◆ WHAT TO DO
Skip the pictures. Transcribe the rest of the data below without changing a word.

◆ MATERIAL PROVIDED
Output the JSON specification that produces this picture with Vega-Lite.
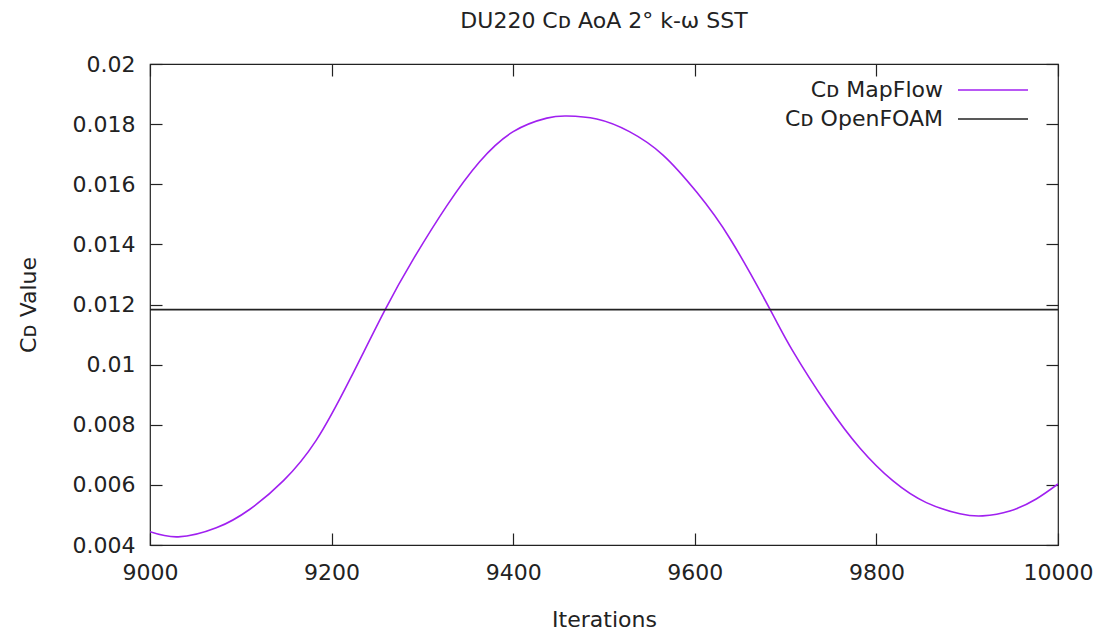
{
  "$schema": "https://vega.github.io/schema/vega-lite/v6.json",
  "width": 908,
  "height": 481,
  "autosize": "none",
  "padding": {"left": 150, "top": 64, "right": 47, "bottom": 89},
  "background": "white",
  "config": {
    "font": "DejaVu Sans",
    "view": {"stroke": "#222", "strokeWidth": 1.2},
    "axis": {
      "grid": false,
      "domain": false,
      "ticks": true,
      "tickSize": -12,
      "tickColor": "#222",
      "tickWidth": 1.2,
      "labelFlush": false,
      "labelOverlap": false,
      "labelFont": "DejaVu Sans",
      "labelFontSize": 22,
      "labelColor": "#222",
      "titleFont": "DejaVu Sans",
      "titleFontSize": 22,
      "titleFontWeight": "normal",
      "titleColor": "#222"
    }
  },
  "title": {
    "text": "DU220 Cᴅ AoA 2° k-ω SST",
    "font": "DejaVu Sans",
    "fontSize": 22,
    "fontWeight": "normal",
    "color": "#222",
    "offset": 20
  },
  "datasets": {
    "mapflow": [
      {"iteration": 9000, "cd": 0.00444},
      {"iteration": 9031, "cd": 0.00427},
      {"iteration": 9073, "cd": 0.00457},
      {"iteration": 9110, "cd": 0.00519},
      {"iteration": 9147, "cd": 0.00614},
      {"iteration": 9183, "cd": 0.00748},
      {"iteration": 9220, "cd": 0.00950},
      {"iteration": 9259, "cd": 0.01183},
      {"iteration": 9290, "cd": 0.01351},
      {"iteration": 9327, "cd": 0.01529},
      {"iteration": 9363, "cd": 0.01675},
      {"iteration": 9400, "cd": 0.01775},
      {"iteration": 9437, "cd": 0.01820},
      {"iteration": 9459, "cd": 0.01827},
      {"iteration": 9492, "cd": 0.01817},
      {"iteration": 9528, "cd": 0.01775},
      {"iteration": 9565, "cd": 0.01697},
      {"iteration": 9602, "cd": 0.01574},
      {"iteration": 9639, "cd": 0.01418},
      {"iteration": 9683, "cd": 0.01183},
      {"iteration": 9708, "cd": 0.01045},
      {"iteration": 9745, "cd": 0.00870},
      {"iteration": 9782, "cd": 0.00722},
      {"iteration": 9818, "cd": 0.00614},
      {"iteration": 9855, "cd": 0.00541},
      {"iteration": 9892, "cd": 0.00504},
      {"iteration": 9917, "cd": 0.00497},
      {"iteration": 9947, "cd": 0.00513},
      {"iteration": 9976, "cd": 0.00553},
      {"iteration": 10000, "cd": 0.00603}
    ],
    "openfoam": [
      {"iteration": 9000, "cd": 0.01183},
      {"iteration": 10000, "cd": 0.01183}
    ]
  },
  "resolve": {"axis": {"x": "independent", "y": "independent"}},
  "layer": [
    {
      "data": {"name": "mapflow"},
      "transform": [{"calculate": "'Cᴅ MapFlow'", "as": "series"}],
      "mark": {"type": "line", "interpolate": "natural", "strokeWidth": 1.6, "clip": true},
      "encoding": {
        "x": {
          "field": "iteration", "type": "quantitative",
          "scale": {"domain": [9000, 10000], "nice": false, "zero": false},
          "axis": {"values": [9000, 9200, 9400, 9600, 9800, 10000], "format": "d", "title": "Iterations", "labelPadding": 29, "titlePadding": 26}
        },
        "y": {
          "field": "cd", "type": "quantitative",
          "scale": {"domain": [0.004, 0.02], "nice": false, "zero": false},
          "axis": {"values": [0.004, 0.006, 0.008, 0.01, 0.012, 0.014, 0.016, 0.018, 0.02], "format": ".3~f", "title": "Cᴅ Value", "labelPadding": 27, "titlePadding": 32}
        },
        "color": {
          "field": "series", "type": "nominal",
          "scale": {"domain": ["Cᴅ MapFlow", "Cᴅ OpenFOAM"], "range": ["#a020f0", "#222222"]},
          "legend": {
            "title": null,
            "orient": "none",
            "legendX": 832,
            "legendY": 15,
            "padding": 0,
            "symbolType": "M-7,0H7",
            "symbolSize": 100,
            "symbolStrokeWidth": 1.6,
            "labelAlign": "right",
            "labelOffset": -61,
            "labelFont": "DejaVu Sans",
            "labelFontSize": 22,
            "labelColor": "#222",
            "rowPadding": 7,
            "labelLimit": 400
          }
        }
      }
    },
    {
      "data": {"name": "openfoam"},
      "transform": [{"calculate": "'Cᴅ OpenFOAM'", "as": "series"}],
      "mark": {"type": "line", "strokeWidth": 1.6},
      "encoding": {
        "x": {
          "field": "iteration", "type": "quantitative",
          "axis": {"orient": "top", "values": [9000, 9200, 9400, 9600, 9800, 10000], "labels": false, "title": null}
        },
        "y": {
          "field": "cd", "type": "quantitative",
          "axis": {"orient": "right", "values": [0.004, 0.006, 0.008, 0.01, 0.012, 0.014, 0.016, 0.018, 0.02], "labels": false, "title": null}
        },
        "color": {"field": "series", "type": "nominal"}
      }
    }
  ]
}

◆ WRITTEN SOLUTION
Output the JSON specification that produces this picture with Vega-Lite.
{
  "$schema": "https://vega.github.io/schema/vega-lite/v6.json",
  "width": 908,
  "height": 481,
  "autosize": "none",
  "padding": {"left": 150, "top": 64, "right": 47, "bottom": 89},
  "background": "white",
  "config": {
    "font": "DejaVu Sans",
    "view": {"stroke": "#222", "strokeWidth": 1.2},
    "axis": {
      "grid": false,
      "domain": false,
      "ticks": true,
      "tickSize": -12,
      "tickColor": "#222",
      "tickWidth": 1.2,
      "labelFlush": false,
      "labelOverlap": false,
      "labelFont": "DejaVu Sans",
      "labelFontSize": 22,
      "labelColor": "#222",
      "titleFont": "DejaVu Sans",
      "titleFontSize": 22,
      "titleFontWeight": "normal",
      "titleColor": "#222"
    }
  },
  "title": {
    "text": "DU220 Cᴅ AoA 2° k-ω SST",
    "font": "DejaVu Sans",
    "fontSize": 22,
    "fontWeight": "normal",
    "color": "#222",
    "offset": 20
  },
  "datasets": {
    "mapflow": [
      {"iteration": 9000, "cd": 0.00444},
      {"iteration": 9031, "cd": 0.00427},
      {"iteration": 9073, "cd": 0.00457},
      {"iteration": 9110, "cd": 0.00519},
      {"iteration": 9147, "cd": 0.00614},
      {"iteration": 9183, "cd": 0.00748},
      {"iteration": 9220, "cd": 0.00950},
      {"iteration": 9259, "cd": 0.01183},
      {"iteration": 9290, "cd": 0.01351},
      {"iteration": 9327, "cd": 0.01529},
      {"iteration": 9363, "cd": 0.01675},
      {"iteration": 9400, "cd": 0.01775},
      {"iteration": 9437, "cd": 0.01820},
      {"iteration": 9459, "cd": 0.01827},
      {"iteration": 9492, "cd": 0.01817},
      {"iteration": 9528, "cd": 0.01775},
      {"iteration": 9565, "cd": 0.01697},
      {"iteration": 9602, "cd": 0.01574},
      {"iteration": 9639, "cd": 0.01418},
      {"iteration": 9683, "cd": 0.01183},
      {"iteration": 9708, "cd": 0.01045},
      {"iteration": 9745, "cd": 0.00870},
      {"iteration": 9782, "cd": 0.00722},
      {"iteration": 9818, "cd": 0.00614},
      {"iteration": 9855, "cd": 0.00541},
      {"iteration": 9892, "cd": 0.00504},
      {"iteration": 9917, "cd": 0.00497},
      {"iteration": 9947, "cd": 0.00513},
      {"iteration": 9976, "cd": 0.00553},
      {"iteration": 10000, "cd": 0.00603}
    ],
    "openfoam": [
      {"iteration": 9000, "cd": 0.01183},
      {"iteration": 10000, "cd": 0.01183}
    ]
  },
  "resolve": {"axis": {"x": "independent", "y": "independent"}},
  "layer": [
    {
      "data": {"name": "mapflow"},
      "transform": [{"calculate": "'Cᴅ MapFlow'", "as": "series"}],
      "mark": {"type": "line", "interpolate": "natural", "strokeWidth": 1.6, "clip": true},
      "encoding": {
        "x": {
          "field": "iteration", "type": "quantitative",
          "scale": {"domain": [9000, 10000], "nice": false, "zero": false},
          "axis": {"values": [9000, 9200, 9400, 9600, 9800, 10000], "format": "d", "title": "Iterations", "labelPadding": 29, "titlePadding": 26}
        },
        "y": {
          "field": "cd", "type": "quantitative",
          "scale": {"domain": [0.004, 0.02], "nice": false, "zero": false},
          "axis": {"values": [0.004, 0.006, 0.008, 0.01, 0.012, 0.014, 0.016, 0.018, 0.02], "format": ".3~f", "title": "Cᴅ Value", "labelPadding": 27, "titlePadding": 32}
        },
        "color": {
          "field": "series", "type": "nominal",
          "scale": {"domain": ["Cᴅ MapFlow", "Cᴅ OpenFOAM"], "range": ["#a020f0", "#222222"]},
          "legend": {
            "title": null,
            "orient": "none",
            "legendX": 832,
            "legendY": 15,
            "padding": 0,
            "symbolType": "M-7,0H7",
            "symbolSize": 100,
            "symbolStrokeWidth": 1.6,
            "labelAlign": "right",
            "labelOffset": -61,
            "labelFont": "DejaVu Sans",
            "labelFontSize": 22,
            "labelColor": "#222",
            "rowPadding": 7,
            "labelLimit": 400
          }
        }
      }
    },
    {
      "data": {"name": "openfoam"},
      "transform": [{"calculate": "'Cᴅ OpenFOAM'", "as": "series"}],
      "mark": {"type": "line", "strokeWidth": 1.6},
      "encoding": {
        "x": {
          "field": "iteration", "type": "quantitative",
          "axis": {"orient": "top", "values": [9000, 9200, 9400, 9600, 9800, 10000], "labels": false, "title": null}
        },
        "y": {
          "field": "cd", "type": "quantitative",
          "axis": {"orient": "right", "values": [0.004, 0.006, 0.008, 0.01, 0.012, 0.014, 0.016, 0.018, 0.02], "labels": false, "title": null}
        },
        "color": {"field": "series", "type": "nominal"}
      }
    }
  ]
}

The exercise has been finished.